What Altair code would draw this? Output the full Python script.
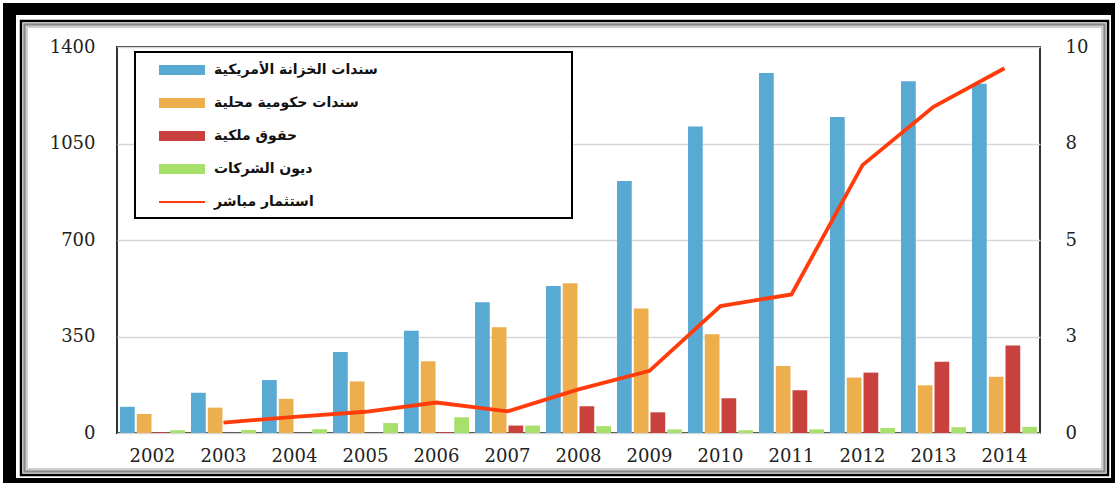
import altair as alt
import pandas as pd

# ---------------- data ----------------
years = [str(y) for y in range(2002, 2015)]
bar_series = ["سندات الخزانة الأمريكية", "سندات حكومية محلية", "حقوق ملكية", "ديون الشركات"]
line_name = "استثمار مباشر"
all_series = bar_series + [line_name]

treasury = [95, 146, 192, 294, 371, 474, 533, 914, 1112, 1306, 1146, 1276, 1267]
local_gov = [69, 92, 124, 187, 260, 384, 543, 452, 358, 243, 201, 173, 204]
equity = [3, 0, 0, 0, 3, 27, 97, 75, 126, 155, 219, 258, 317]
corporate = [10, 11, 14, 36, 57, 27, 25, 13, 10, 13, 18, 21, 22]

line_years = years[1:]
direct = [0.27, 0.42, 0.55, 0.79, 0.56, 1.13, 1.61, 3.29, 3.59, 6.94, 8.45, 9.45]

left_ticks = [0, 350, 700, 1050, 1400]
right_ticks = [0, 2.5, 5, 7.5, 10]

colors = ["#58AAD3", "#EDAF4D", "#C8413C", "#A8E06C", "#FF3C0A"]

# ---------------- layout ----------------
W, H = 1120, 487
OX, OY = 117, 47          # plot origin
PW, PH = 923, 386         # plot size

rows = []
for vals, name in zip([treasury, local_gov, equity, corporate], bar_series):
    for y, v in zip(years, vals):
        rows.append({"year": y, "series": name, "value": v})
bar_df = pd.DataFrame(rows)
line_df = pd.DataFrame({"year": line_years, "series": line_name, "value": direct})
dummy = pd.DataFrame({"d": [0]})

SERIF = "DejaVu Serif"
TXT = "#222222"

bar_path = "M-4.6,-1H4.6V1H-4.6Z"
line_path = "M-4.6,-0.18H4.6V0.18H-4.6Z"

legend = alt.Legend(
    title=None, orient="none", legendX=58, legendY=16, direction="vertical",
    symbolType=alt.ExprRef(expr=f"datum.value === '{line_name}' ? '{line_path}' : '{bar_path}'"),
    symbolSize=100, symbolStrokeWidth=0, symbolOpacity=1,
    labelFont="DejaVu Sans", labelFontSize=14, labelFontWeight="bold", labelColor="#111111",
    labelOffset=25, rowPadding=19, labelLimit=400, padding=0,
)

color_enc = alt.Color("series:N", scale=alt.Scale(domain=all_series, range=colors), legend=legend)

x_enc = alt.X("year:N", scale=alt.Scale(paddingInner=0.085, paddingOuter=0.0425),
              axis=alt.Axis(title=None, labelAngle=0, ticks=False, domain=False, grid=False,
                            labelPadding=14, labelFontSize=18, labelFont=SERIF, labelColor=TXT))

bars = alt.Chart(bar_df).mark_bar().encode(
    x=x_enc,
    xOffset=alt.XOffset("series:N", sort=bar_series,
                        scale=alt.Scale(domain=bar_series, paddingInner=0.12, paddingOuter=0)),
    y=alt.Y("value:Q", scale=alt.Scale(domain=[0, 1400], nice=False),
            axis=alt.Axis(title=None, values=left_ticks, format="d", ticks=False, domain=False, grid=True,
                          gridColor="#d6d6d6", gridWidth=1.5, labelPadding=22,
                          labelFontSize=18, labelFont=SERIF, labelColor=TXT)),
    color=color_enc,
)

line = alt.Chart(line_df).mark_line(strokeWidth=3.8).encode(
    x=alt.X("year:N"),
    y=alt.Y("value:Q", scale=alt.Scale(domain=[0, 10], nice=False),
            axis=alt.Axis(title=None, orient="right", values=right_ticks, labelExpr="round(datum.value)",
                          ticks=False, domain=False, grid=False, labelPadding=25,
                          labelFontSize=18, labelFont=SERIF, labelColor=TXT)),
    color=color_enc,
)


def box(x1, y1, x2, y2, **kw):
    return alt.Chart(dummy).mark_rect(**kw).encode(
        x=alt.value(x1 - OX), x2=alt.value(x2 - OX),
        y=alt.value(y1 - OY), y2=alt.value(y2 - OY))


frame = [
    box(3, 3, 1115, 15, color="black"),
    box(3, 3, 16, 483, color="black"),
    box(1111, 3, 1115, 483, color="black"),
    box(3, 478, 1115, 483, color="black"),
    box(21, 21, 1108, 475, fill="white", fillOpacity=0, stroke="black", strokeWidth=2.5),
    box(24.5, 24.5, 1104.5, 471.5, fill="white", fillOpacity=0, stroke="#8a8a8a", strokeWidth=2.5),
    box(27, 27, 1102, 469, fill="white", fillOpacity=0, stroke="#cfcfcf", strokeWidth=2),
]

legend_box = box(135, 52, 572, 218, fill="white", stroke="black", strokeWidth=2)

chart = alt.layer(*frame, bars, legend_box, line).resolve_scale(
    y="independent"
).properties(
    width=PW, height=PH,
    padding={"left": OX, "top": OY, "right": W - OX - PW, "bottom": H - OY - PH},
    autosize=alt.AutoSizeParams(type="none"),
    background="white",
).configure_view(stroke="#333333", strokeWidth=2)

chart.save("out.html", embed_options={"renderer": "svg", "actions": False})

================================

_Exercise description_:
Repeat the listing above up to and including the line with "all_series = bar_series + [line_name]", starting from its first line. Drop any pictures.

_Reply to the exercise_:
What Altair code would draw this? Output the full Python script.
import altair as alt
import pandas as pd

# ---------------- data ----------------
years = [str(y) for y in range(2002, 2015)]
bar_series = ["سندات الخزانة الأمريكية", "سندات حكومية محلية", "حقوق ملكية", "ديون الشركات"]
line_name = "استثمار مباشر"
all_series = bar_series + [line_name]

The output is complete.